Effect of silicate modulus on the setting, mechanical strength and microstructure of iron-rich aluminosilicate (laterite) based-geopolymer cured at room temperature

This paper studies the alkali activation of iron-rich aluminosilicates (laterites). Three activating alkaline solutions were prepared from sodium hydroxide solution (8, 10 and 12 M) with sodium silicate (Na2SiO3) in order to obtain the sodium silicate solutions with moduli of SiO2/Na2O equal to 0.75, 0.92 and 1.04; H2O/Na2O = 9.78, 10.45 and 12.04. The effects of above-defined solutions on the setting time, physical and microstructural properties of geopolymer binders from calcined laterite (600 °C), containing metakaolinite, as the sole binder at room temperature are reported and discussed.
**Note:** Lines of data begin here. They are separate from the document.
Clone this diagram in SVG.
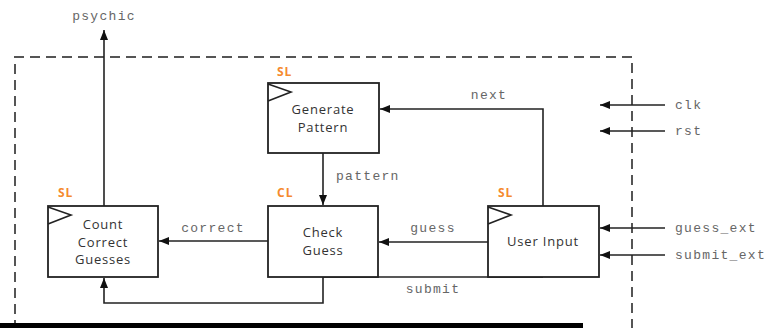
<svg xmlns="http://www.w3.org/2000/svg" width="767" height="328" viewBox="0 0 767 328">
<style>
.box{fill:#fff;stroke:#222;stroke-width:1.8}
.clk{fill:none;stroke:#222;stroke-width:1.6}
.bt{font-family:"Open Sans",sans-serif;font-size:13px;fill:#333;text-anchor:middle;letter-spacing:0.8px}
.tag{font-family:"Open Sans",sans-serif;font-size:12px;font-weight:bold;fill:#f58a2e;letter-spacing:1px}
.sig{font-family:"Liberation Mono",monospace;font-size:13px;fill:#666;letter-spacing:1.3px}
.wire{fill:none;stroke:#222;stroke-width:1.6}
.bound{fill:none;stroke:#555;stroke-width:2;stroke-dasharray:10 6}
</style>
<defs>
<marker id="ah" viewBox="0 0 10 8" refX="10" refY="4" markerWidth="10" markerHeight="8" markerUnits="userSpaceOnUse" orient="auto">
<path d="M0,0 L10,4 L0,8 Z" fill="#111"/>
</marker>
</defs>
<rect width="767" height="328" fill="#fff"/>
<path class="bound" d="M15,330 V57 H632 V330"/>

<g id="connectors">
<path class="wire" d="M104,206 V30" marker-end="url(#ah)"/>
<path class="wire" d="M543,206 V109 H380" marker-end="url(#ah)"/>
<path class="wire" d="M323,153 V205" marker-end="url(#ah)"/>
<path class="wire" d="M268,241 H159" marker-end="url(#ah)"/>
<path class="wire" d="M488,242 H379" marker-end="url(#ah)"/>
<path class="wire" d="M543,277 H323 V303 H104 V278" marker-end="url(#ah)"/>
<path class="wire" d="M665,105 H600" marker-end="url(#ah)"/>
<path class="wire" d="M665,131 H600" marker-end="url(#ah)"/>
<path class="wire" d="M665,228 H600" marker-end="url(#ah)"/>
<path class="wire" d="M665,255 H600" marker-end="url(#ah)"/>
<text class="sig" x="104" y="20" text-anchor="middle">psychic</text>
<text class="sig" x="489" y="99" text-anchor="middle">next</text>
<text class="sig" x="336" y="180">pattern</text>
<text class="sig" x="213" y="232" text-anchor="middle">correct</text>
<text class="sig" x="433" y="232" text-anchor="middle">guess</text>
<text class="sig" x="433" y="293" text-anchor="middle">submit</text>
<text class="sig" x="675" y="109">clk</text>
<text class="sig" x="675" y="135">rst</text>
<text class="sig" x="675" y="232">guess_ext</text>
<text class="sig" x="675" y="259">submit_ext</text>
</g>

<g id="generate">
<text class="tag" x="277" y="76">SL</text>
<rect class="box" x="268" y="83" width="111" height="70"/>
<path class="clk" d="M268,84 L291,92 L268,101"/>
<text class="bt" x="323" y="114">Generate</text>
<text class="bt" x="323" y="131.5">Pattern</text>
</g>

<g id="check">
<text class="tag" x="277" y="197">CL</text>
<rect class="box" x="268" y="206" width="110" height="71"/>
<text class="bt" x="323" y="237">Check</text>
<text class="bt" x="323" y="254.5">Guess</text>
</g>

<g id="user">
<text class="tag" x="498" y="197">SL</text>
<rect class="box" x="488" y="206" width="111" height="71"/>
<path class="clk" d="M488,207 L511,215 L488,224"/>
<text class="bt" x="543" y="246">User Input</text>
</g>

<g id="count">
<text class="tag" x="58" y="197">SL</text>
<rect class="box" x="48" y="206" width="110" height="71"/>
<path class="clk" d="M48,207 L71,215 L48,224"/>
<text class="bt" x="103" y="229">Count</text>
<text class="bt" x="103" y="246.5">Correct</text>
<text class="bt" x="103" y="264">Guesses</text>
</g>

<rect x="0" y="323" width="583" height="6" fill="#000"/>
</svg>
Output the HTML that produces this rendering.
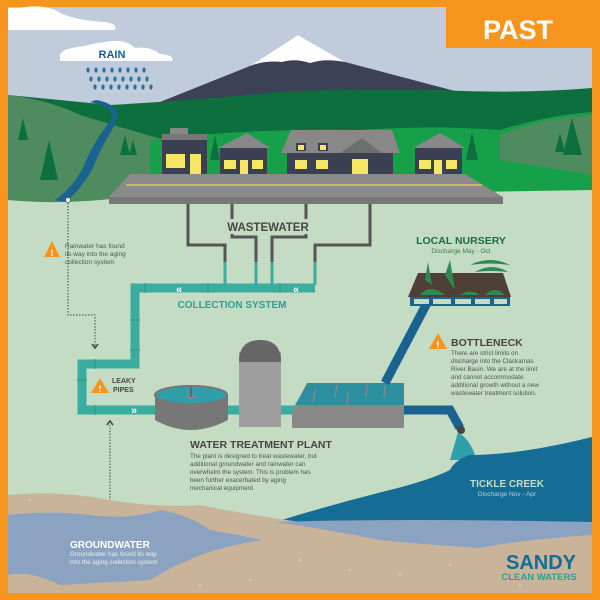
<!DOCTYPE html>
<html><head><meta charset="utf-8"><style>
html,body{margin:0;padding:0;background:#F7941D}
svg{display:block}
text{font-family:"Liberation Sans",sans-serif}
</style></head><body>
<svg width="600" height="600" viewBox="0 0 600 600" xmlns="http://www.w3.org/2000/svg">
<rect x="0" y="0" width="600" height="600" fill="#F7941D"/>
<rect x="8" y="7" width="584" height="586" fill="#C0CCDC"/>
<path d="M8 30 L115 30 Q118 24 105 22 Q70 20 55 10 Q40 4 20 8 L8 8 Z" fill="#fff"/>
<path d="M60 61 L172 61 Q175 55 160 54 Q150 46 135 48 Q125 38 105 42 Q95 43 85 46 Q62 48 60 55 Z" fill="#fff"/>
<text x="112" y="58" font-size="11" font-weight="bold" fill="#1D5C8A" text-anchor="middle">RAIN</text>
<g fill="#2A6F9B">
<g id="r1"><ellipse cx="88" cy="70" rx="1.6" ry="2.6"/><ellipse cx="96" cy="70" rx="1.6" ry="2.6"/><ellipse cx="104" cy="70" rx="1.6" ry="2.6"/><ellipse cx="112" cy="70" rx="1.6" ry="2.6"/><ellipse cx="120" cy="70" rx="1.6" ry="2.6"/><ellipse cx="128" cy="70" rx="1.6" ry="2.6"/><ellipse cx="136" cy="70" rx="1.6" ry="2.6"/><ellipse cx="144" cy="70" rx="1.6" ry="2.6"/></g>
<use href="#r1" x="3" y="9"/><use href="#r1" x="7" y="17"/>
</g>
<path d="M140 110 L250 66 L298 35 L345 62 L470 95 L470 120 L140 120 Z" fill="#3D4155"/>
<path d="M250 66 L298 35 L345 62 Q325 58 310 63 Q295 58 282 62 Q265 60 250 66 Z" fill="#fff"/>
<rect x="446" y="7" width="146" height="41" fill="#F7941D"/>
<text x="518" y="39" font-size="27" font-weight="bold" fill="#fff" text-anchor="middle">PAST</text>
<path d="M8 95 Q60 100 110 105 Q200 100 280 92 Q360 88 440 90 Q520 94 592 88 L592 210 L8 210 Z" fill="#0D6E3E"/>
<path d="M8 95 Q50 100 80 115 Q130 130 165 140 L165 210 L8 210 Z" fill="#4E8B5E"/>
<path d="M150 140 Q250 128 360 130 Q430 125 500 130 Q550 115 592 112 L592 200 L150 200 Z" fill="#17A04A"/>
<path d="M500 135 Q540 118 592 115 L592 175 L500 160 Z" fill="#4E8B5E"/>
<g fill="#0D6E3E">
<path d="M23 118 L18 140 L28 140 Z"/><path d="M49 140 L40 180 L58 180 Z"/>
<path d="M125 135 L120 155 L130 155 Z"/><path d="M133 140 L129 155 L137 155 Z"/>
<path d="M215 135 L210 160 L220 160 Z"/><path d="M472 132 L466 160 L478 160 Z"/>
<path d="M572 118 L563 155 L582 155 Z"/><path d="M560 133 L555 152 L565 152 Z"/>
</g>
<path d="M8 200 Q60 205 120 198 L592 190 L592 593 L8 593 Z" fill="#C3DCC3"/>
<path d="M90 102 Q115 108 112 118 Q105 128 100 135 Q90 150 82 170 Q70 190 55 200 L66 202 Q80 190 92 170 Q100 150 108 137 Q117 122 118 115 Q115 103 96 100 Z" fill="#1A6390"/>
<g>
<rect x="170" y="128" width="18" height="6" fill="#888"/>
<rect x="162" y="134" width="45" height="40" fill="#3A3F52"/>
<rect x="162" y="134" width="45" height="6" fill="#777"/>
<rect x="166" y="154" width="19" height="14" fill="#F5E663"/><rect x="190" y="154" width="11" height="20" fill="#F5E663"/>
<path d="M218 148 L247 133 L270 148 Z" fill="#888"/>
<rect x="220" y="148" width="47" height="26" fill="#3A3F52"/>
<rect x="224" y="160" width="12" height="9" fill="#F5E663"/><rect x="240" y="160" width="8" height="14" fill="#F5E663"/><rect x="252" y="160" width="11" height="9" fill="#F5E663"/>
<path d="M281 153 L291 130 L392 130 L400 153 Z" fill="#888"/>
<rect x="287" y="153" width="106" height="21" fill="#3A3F52"/>
<rect x="296" y="143" width="10" height="8" fill="#3A3F52"/><rect x="298" y="145" width="6" height="5" fill="#F5E663"/>
<rect x="318" y="143" width="10" height="8" fill="#3A3F52"/><rect x="320" y="145" width="6" height="5" fill="#F5E663"/>
<path d="M340 153 L362 138 L382 153 Z" fill="#6E6E6E"/>
<rect x="295" y="160" width="12" height="9" fill="#F5E663"/><rect x="316" y="160" width="12" height="9" fill="#F5E663"/>
<rect x="352" y="159" width="16" height="15" fill="#F5E663"/>
<path d="M413 148 L440 133 L465 148 Z" fill="#888"/>
<rect x="415" y="148" width="47" height="26" fill="#3A3F52"/>
<rect x="419" y="160" width="12" height="9" fill="#F5E663"/><rect x="434" y="160" width="8" height="14" fill="#F5E663"/><rect x="446" y="160" width="11" height="9" fill="#F5E663"/>
</g>
<path d="M130 174 L465 174 L503 197 L109 197 Z" fill="#8A8A8A"/>
<line x1="126" y1="185" x2="482" y2="185" stroke="#D8C85A" stroke-width="1.5"/>
<rect x="109" y="197" width="394" height="7" fill="#777"/>
<g fill="none" stroke="#555" stroke-width="3">
<path d="M188 204 V245 H225 V262"/><path d="M232 204 V237 H256 V262"/>
<path d="M306 204 V237 H272 V262"/><path d="M370 204 V245 H315 V262"/>
</g>
<g fill="none" stroke="#3BADA0" stroke-width="3">
<path d="M225 262 V285 M256 262 V285 M272 262 V285 M315 262 V285"/>
</g>
<rect x="225" y="219" width="87" height="15" fill="#C3DCC3"/>
<text x="268" y="231" font-size="11.5" font-weight="bold" fill="#4A4542" text-anchor="middle">WASTEWATER</text>
<g fill="none" stroke="#3BADA0" stroke-width="9">
<path d="M315 288 H135 V364 H82 V410 H160"/>
<path d="M228 410 H298"/>
</g>
<g stroke="#2E9384" stroke-width="1"><line x1="145" y1="283" x2="145" y2="293"/><line x1="208" y1="283" x2="208" y2="293"/><line x1="280" y1="283" x2="280" y2="293"/><line x1="130" y1="320" x2="140" y2="320"/><line x1="130" y1="350" x2="140" y2="350"/><line x1="95" y1="359" x2="95" y2="369"/><line x1="77" y1="380" x2="87" y2="380"/><line x1="95" y1="405" x2="95" y2="415"/></g>
<text x="176" y="293" fill="#fff" font-size="11" font-weight="bold">«</text>
<text x="293" y="293" fill="#fff" font-size="11" font-weight="bold">«</text>
<text x="131" y="414" fill="#fff" font-size="11" font-weight="bold">»</text>
<text x="232" y="308" font-size="10" font-weight="bold" fill="#2E9F92" text-anchor="middle">COLLECTION SYSTEM</text>
<path d="M68 200 V315 H95 V346" fill="none" stroke="#444" stroke-width="1" stroke-dasharray="1.5,1.5"/>
<circle cx="68" cy="200" r="2.5" fill="#fff" stroke="#444" stroke-width="0.6"/>
<path d="M92 344 L95 348 L98 344" fill="none" stroke="#444" stroke-width="1.5"/>
<path d="M110 528 V425" fill="none" stroke="#444" stroke-width="1" stroke-dasharray="1.5,1.5"/>
<path d="M107 425 L110 421 L113 425" fill="none" stroke="#444" stroke-width="1.5"/>
<circle cx="110" cy="528" r="2.5" fill="#fff" stroke="#444" stroke-width="0.6"/>
<g fill="#F7941D">
<path d="M52 241 L60 257 L44 257 Z"/><path d="M100 378 L109 393 L91 393 Z"/>
<path d="M438 333 L447 349 L429 349 Z"/><path d="M58 535 L66 550 L50 550 Z"/>
</g>
<g fill="#fff" font-size="9" font-weight="bold" text-anchor="middle"><text x="52" y="256">!</text><text x="100" y="392">!</text><text x="438" y="348">!</text><text x="58" y="549">!</text></g>
<g font-size="6.5" fill="#555"><text x="65" y="248">Rainwater has found</text><text x="65" y="256">its way into the aging</text><text x="65" y="264">collection system</text></g>
<g font-size="7" font-weight="bold" fill="#4A4542"><text x="112" y="383">LEAKY</text><text x="113" y="392">PIPES</text></g>
<path d="M155 395 L155 420 Q190 440 228 420 L228 395 Z" fill="#777"/>
<ellipse cx="191" cy="395" rx="36" ry="9" fill="#2F9FAA" stroke="#777" stroke-width="2"/>
<ellipse cx="191" cy="397" rx="5" ry="2" fill="#888"/><rect x="190" y="387" width="2" height="10" fill="#666"/>
<rect x="239" y="352" width="42" height="75" fill="#9E9E9E"/>
<path d="M239 362 Q239 340 260 340 Q281 340 281 362 Z" fill="#666"/>
<path d="M292 412 L307 383 L404 383 L404 428 L292 428 Z" fill="#888"/>
<path d="M295 405 L308 383 L404 383 L404 405 Z" fill="#2B8FA0"/>
<g stroke="#888" stroke-width="1.5"><line x1="315" y1="390" x2="313" y2="402"/><line x1="337" y1="385" x2="335" y2="397"/><line x1="348" y1="392" x2="347" y2="404"/><line x1="367" y1="385" x2="366" y2="396"/><line x1="385" y1="386" x2="384" y2="397"/></g>
<g fill="none" stroke="#1A6390" stroke-width="9">
<path d="M404 410 H450 L460 428"/>
<path d="M385 383 L427 303"/>
</g>
<circle cx="461" cy="430" r="4" fill="#444"/>
<path d="M458 432 Q470 440 475 455 L490 460 L450 460 Z" fill="#2F9FAA"/>
<rect x="410" y="297" width="100" height="9" fill="#1A6390"/>
<g fill="#C3DCC3"><rect x="414" y="299" width="15" height="5"/><rect x="433" y="299" width="18" height="5"/><rect x="455" y="299" width="16" height="5"/><rect x="475" y="299" width="15" height="5"/><rect x="494" y="299" width="13" height="5"/></g>
<path d="M418 273 L503 273 L511 297 L408 297 Z" fill="#4E3F37"/>
<g fill="#2F8A52"><path d="M420 295 Q430 283 445 295 Z"/><path d="M460 295 Q470 288 480 295 Z"/><path d="M485 295 Q495 285 505 295 Z"/><path d="M445 275 L450 260 L455 290 Z"/><path d="M425 280 L428 262 L432 285 Z"/><path d="M470 265 Q490 255 510 265 Q490 262 470 265 Z"/><path d="M475 272 Q492 262 508 272 Q490 270 475 272 Z"/></g>
<text x="461" y="244" font-size="10.5" font-weight="bold" fill="#1E6E3C" text-anchor="middle">LOCAL NURSERY</text>
<text x="461" y="253" font-size="6.5" fill="#3E7A52" text-anchor="middle">Discharge May - Oct</text>
<text x="451" y="346" font-size="10.5" font-weight="bold" fill="#4A4542">BOTTLENECK</text>
<g font-size="6.3" fill="#555"><text x="451" y="355">There are strict limits on</text><text x="451" y="363">discharge into the Clackamas</text><text x="451" y="371">River Basin. We are at the limit</text><text x="451" y="379">and cannot accommodate</text><text x="451" y="387">additional growth without a new</text><text x="451" y="395">wastewater treatment solution.</text></g>
<text x="190" y="448" font-size="10.5" font-weight="bold" fill="#4A4542">WATER TREATMENT PLANT</text>
<g font-size="6.3" fill="#555"><text x="190" y="458">The plant is designed to treat wastewater, but</text><text x="190" y="466">additional groundwater and rainwater can</text><text x="190" y="474">overwhelm the system. This is problem has</text><text x="190" y="482">been  further exacerbated by aging</text><text x="190" y="490">mechanical equipment.</text></g>
<path d="M275 522 Q330 505 390 490 Q430 480 450 470 Q455 460 470 455 Q520 455 592 437 L592 530 L275 530 Z" fill="#156C94"/>
<text x="507" y="487" font-size="10" font-weight="bold" fill="#C3DCC3" text-anchor="middle">TICKLE CREEK</text>
<text x="507" y="496" font-size="6.5" fill="#B5D0D8" text-anchor="middle">Discharge Nov - Apr</text>
<path d="M8 495 Q60 490 110 500 Q160 508 200 505 Q250 515 300 522 Q400 520 450 528 Q520 535 592 530 L592 593 L8 593 Z" fill="#C9B49A"/>
<path d="M275 522 Q400 518 592 522 L592 535 Q520 540 480 548 Q430 545 380 540 Q330 530 275 522 Z" fill="#8BA3C0"/>
<path d="M8 515 Q50 510 90 515 Q130 520 160 510 Q190 515 210 530 Q240 535 262 540 Q230 545 200 555 Q165 570 150 580 L60 585 Q30 570 8 575 Z" fill="#8BA3C0"/>
<text x="70" y="548" font-size="10" font-weight="bold" fill="#fff">GROUNDWATER</text>
<g font-size="6.3" fill="#E8EEF5"><text x="70" y="556">Groundwater has found its way</text><text x="70" y="564">into the aging collection system</text></g>
<g fill="#fff" opacity="0.7"><circle cx="30" cy="500" r="0.8"/><circle cx="300" cy="560" r="0.8"/><circle cx="350" cy="570" r="0.8"/><circle cx="400" cy="575" r="0.8"/><circle cx="250" cy="580" r="0.8"/><circle cx="450" cy="565" r="0.8"/><circle cx="520" cy="585" r="0.8"/><circle cx="200" cy="585" r="0.8"/></g>
<text x="541" y="569" font-size="20" font-weight="bold" fill="#156C94" text-anchor="middle">SANDY</text>
<text x="539" y="580" font-size="9.5" font-weight="bold" fill="#2E9F92" text-anchor="middle">CLEAN WATERS</text>
</svg>
</body></html>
A laterite from Eloumden and one from Odza were used. The synthesized products were labelled GPEL(i=1.04, 0.92 and 0.75) and GPOD(i=1.04, 0.92 and 0.75) series. The dry compressive strength measured after 7 and 28 days were 4–10 and 10–18 MPa, respectively. It was typically found that the geopolymer paste from sodium hydroxide with molar concentration 12 M and the molar ratio SiO2/Na2O of the silicate solution equal to 0.75 produced the highest compressive strength (~ 18 MPa). These samples also have a denser matrix. The dry bulk densities of both series increased with the decrease of silica moduli and were in the range 2.31–2.43 and 2.32–2.52 g/cm3 and the water absorptions were in the range of 8.21–11.40% and 7.23–13.03% for geopolymers GPEL and GPOD series, respectively. The setting time decreased with increasing molarity of NaOH solutions. The physicochemical properties and the mineralogy of both iron-rich aluminosilicates were influenced by the silicate modulus of activating solutions and the best compositions were achieved with characteristic SiO2/Na2O = 0.75 and H2O/Na2O = 9.78.